Differentiating both sides, we get

$dy=2xdp+2pdx-6pdp$

$dy=pdx$ $\Rightarrow$ $pdx=2xdp+2pdx-6pdp$ $\Rightarrow$ $–pdx=2xdp–6pdp$

Dividing by $p$, we get $-dx={2x \over p}dp-6dp$ $\Rightarrow$ $ {dx \over dp} + {2 \over p}x-6=0 \tag{1}$

We get a linear differential equation.
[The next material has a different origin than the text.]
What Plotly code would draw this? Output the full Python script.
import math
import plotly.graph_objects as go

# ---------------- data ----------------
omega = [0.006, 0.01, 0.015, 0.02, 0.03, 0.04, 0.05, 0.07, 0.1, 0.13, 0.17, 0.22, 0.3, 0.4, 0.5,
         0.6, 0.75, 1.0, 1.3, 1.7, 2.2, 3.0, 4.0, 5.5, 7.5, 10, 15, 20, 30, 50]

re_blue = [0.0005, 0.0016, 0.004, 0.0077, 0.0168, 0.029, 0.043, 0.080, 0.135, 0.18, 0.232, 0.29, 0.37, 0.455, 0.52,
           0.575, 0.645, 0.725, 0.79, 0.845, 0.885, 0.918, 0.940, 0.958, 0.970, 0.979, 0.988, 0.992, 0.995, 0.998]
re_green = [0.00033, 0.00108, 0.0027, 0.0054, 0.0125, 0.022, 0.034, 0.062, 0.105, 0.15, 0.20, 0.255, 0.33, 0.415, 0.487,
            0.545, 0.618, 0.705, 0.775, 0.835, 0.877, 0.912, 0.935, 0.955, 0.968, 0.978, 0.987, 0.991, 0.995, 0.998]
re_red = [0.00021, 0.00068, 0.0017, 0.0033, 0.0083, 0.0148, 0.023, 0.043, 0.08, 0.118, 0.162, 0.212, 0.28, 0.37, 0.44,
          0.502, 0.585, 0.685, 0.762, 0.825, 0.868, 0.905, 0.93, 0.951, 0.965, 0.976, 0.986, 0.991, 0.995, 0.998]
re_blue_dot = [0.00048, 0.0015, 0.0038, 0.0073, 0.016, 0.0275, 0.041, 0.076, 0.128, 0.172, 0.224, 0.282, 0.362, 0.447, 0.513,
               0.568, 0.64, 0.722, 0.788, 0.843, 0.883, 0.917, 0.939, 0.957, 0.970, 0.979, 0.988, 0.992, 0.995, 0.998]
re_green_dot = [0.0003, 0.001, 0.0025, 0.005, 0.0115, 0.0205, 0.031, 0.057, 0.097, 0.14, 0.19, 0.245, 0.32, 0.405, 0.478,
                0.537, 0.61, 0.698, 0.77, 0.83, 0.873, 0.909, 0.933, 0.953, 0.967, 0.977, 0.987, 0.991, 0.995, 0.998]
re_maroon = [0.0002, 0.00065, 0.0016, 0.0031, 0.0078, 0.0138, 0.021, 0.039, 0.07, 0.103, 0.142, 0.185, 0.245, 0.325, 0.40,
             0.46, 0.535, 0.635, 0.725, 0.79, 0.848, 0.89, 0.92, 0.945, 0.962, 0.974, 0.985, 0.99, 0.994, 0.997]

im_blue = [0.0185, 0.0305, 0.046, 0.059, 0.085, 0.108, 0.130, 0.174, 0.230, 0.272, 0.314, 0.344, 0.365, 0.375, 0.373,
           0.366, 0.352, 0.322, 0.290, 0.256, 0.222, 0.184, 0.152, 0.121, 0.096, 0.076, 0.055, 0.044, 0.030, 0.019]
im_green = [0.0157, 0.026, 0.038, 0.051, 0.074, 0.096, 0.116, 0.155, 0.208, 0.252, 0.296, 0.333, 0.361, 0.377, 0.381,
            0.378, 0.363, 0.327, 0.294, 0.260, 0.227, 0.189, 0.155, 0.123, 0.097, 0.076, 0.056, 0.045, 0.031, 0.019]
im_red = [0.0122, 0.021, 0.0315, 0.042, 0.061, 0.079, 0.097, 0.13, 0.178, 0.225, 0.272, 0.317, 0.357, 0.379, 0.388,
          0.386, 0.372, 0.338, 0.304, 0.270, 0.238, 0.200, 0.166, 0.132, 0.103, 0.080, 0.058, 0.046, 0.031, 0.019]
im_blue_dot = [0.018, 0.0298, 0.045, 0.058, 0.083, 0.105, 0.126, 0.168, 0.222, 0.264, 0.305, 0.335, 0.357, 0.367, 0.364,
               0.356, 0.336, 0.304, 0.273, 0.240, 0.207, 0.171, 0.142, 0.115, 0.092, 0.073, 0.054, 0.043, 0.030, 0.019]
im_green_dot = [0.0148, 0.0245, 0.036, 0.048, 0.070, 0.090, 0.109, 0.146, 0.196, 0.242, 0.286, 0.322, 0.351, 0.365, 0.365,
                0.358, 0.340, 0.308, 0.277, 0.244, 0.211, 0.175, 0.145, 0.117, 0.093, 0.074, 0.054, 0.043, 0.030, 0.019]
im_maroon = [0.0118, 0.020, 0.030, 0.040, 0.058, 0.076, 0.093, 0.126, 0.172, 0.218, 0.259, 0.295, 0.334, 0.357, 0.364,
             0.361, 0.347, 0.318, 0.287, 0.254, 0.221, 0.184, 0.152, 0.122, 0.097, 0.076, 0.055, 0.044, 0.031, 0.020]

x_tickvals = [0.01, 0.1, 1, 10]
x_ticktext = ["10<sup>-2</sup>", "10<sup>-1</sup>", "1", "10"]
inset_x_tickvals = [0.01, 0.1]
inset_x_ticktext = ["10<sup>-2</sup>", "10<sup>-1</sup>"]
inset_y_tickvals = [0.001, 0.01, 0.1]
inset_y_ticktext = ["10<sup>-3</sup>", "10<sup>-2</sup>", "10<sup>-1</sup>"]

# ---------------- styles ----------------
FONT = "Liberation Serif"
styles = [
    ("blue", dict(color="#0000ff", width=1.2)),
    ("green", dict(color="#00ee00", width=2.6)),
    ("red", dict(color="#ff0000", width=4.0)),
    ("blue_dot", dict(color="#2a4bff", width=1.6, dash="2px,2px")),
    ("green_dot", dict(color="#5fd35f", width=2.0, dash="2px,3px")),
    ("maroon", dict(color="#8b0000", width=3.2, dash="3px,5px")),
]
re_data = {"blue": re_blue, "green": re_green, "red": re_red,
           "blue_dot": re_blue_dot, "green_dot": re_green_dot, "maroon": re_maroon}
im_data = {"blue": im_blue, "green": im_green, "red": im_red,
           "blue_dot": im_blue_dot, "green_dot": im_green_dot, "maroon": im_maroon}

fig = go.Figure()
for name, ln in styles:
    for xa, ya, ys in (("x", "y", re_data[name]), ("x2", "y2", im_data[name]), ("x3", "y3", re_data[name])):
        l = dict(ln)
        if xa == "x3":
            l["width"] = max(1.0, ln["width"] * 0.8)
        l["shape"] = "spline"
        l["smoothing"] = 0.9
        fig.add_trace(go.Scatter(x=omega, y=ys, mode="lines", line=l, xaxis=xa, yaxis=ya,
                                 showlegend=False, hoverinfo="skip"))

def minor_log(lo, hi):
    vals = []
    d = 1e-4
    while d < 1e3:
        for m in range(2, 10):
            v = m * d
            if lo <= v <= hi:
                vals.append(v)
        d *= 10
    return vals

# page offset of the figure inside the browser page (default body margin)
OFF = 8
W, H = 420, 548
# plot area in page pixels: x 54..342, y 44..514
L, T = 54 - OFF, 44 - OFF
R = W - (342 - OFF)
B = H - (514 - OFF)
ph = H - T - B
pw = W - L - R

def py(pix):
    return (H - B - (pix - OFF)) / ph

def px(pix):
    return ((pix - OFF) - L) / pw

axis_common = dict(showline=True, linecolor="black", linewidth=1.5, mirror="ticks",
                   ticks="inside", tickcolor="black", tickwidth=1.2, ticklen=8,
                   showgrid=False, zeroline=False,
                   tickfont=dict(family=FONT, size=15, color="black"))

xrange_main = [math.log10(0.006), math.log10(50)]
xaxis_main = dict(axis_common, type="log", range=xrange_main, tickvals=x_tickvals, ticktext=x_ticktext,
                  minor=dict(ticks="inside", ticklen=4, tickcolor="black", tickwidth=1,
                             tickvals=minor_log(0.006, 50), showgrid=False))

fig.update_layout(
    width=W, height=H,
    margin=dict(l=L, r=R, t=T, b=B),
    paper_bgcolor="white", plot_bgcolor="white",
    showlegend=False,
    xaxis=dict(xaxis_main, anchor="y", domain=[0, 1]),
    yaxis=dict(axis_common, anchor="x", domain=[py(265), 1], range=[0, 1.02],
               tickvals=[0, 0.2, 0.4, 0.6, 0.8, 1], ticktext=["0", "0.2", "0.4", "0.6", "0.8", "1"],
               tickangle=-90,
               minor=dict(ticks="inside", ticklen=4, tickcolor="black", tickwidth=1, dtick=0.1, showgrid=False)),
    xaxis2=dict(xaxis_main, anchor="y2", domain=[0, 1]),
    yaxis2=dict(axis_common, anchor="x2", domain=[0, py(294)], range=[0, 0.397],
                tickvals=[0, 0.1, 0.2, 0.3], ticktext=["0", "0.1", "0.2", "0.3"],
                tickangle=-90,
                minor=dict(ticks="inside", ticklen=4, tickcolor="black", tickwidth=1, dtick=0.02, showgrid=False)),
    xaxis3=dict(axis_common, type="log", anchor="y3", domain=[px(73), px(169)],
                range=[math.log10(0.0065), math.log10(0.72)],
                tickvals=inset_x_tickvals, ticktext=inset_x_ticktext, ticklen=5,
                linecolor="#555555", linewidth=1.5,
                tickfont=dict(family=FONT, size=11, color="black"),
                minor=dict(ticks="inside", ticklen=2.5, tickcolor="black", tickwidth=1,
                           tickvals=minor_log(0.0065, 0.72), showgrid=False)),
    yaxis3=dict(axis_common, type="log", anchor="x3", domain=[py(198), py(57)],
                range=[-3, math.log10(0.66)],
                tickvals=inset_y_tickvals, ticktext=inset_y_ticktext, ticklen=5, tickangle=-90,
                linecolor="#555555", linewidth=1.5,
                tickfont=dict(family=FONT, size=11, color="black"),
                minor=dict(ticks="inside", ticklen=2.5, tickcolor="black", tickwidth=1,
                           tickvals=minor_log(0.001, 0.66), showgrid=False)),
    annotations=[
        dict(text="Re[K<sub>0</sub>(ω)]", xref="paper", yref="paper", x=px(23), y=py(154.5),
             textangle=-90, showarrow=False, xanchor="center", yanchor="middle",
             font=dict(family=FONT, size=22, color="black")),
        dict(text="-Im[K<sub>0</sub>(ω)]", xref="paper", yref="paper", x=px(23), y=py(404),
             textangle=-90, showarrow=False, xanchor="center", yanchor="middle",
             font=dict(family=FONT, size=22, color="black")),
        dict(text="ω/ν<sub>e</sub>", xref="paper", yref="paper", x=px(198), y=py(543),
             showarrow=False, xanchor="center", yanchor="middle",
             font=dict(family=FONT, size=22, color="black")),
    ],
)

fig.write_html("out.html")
To solve $(1)$, we use an integrating factor given by $\mu=e^{\int{2 \over p}dp}=e^{2\ln|p|}=p^2$

Rewrite $(1)$ as ${2 \over p}x+{dx \over dp}=6$ and multiply by the integrating factor, $\mu(p)=p^2$ to get,

$$p^2{2 \over p}x+p^2{dx \over dp}=p^2 6$$

$${d \over dp}(p^2 x)=p^2 6$$

$$x={{2p^3+C} \over p^2}$$

Thus, the general solution to (1) is

$$x={{2p + {C \over p^2}}}\tag{2}$$

Substituting $(2)$ into the Lagrange Equation, we get

$$y={2\left({2p+\frac{C}{{{p^2}}}}\right)p–3p^2}=p^2+ \frac{2C}p$$

Thus,

\begin{equation} \left\{\begin{aligned} &x={{2p + {C \over p^2}}}\\ &y=p^2+ \frac{2C}p \end{aligned}\right. \tag{3}\end{equation}

gives us a solution in the parametric form.

The Lagrange equation, $y= 2xy'-3(y')^2$, can also have a special solution (or solutions)

$\varphi (p)-p=0$

$2p–p=0$ $\Rightarrow$ $p(2-p)=0$ $\Rightarrow$ $p_1=0$ and $p_2=2$

Thus, the special solutions are

$$y=x\varphi (0)+\psi (0)=x \cdot 0+0=0.$$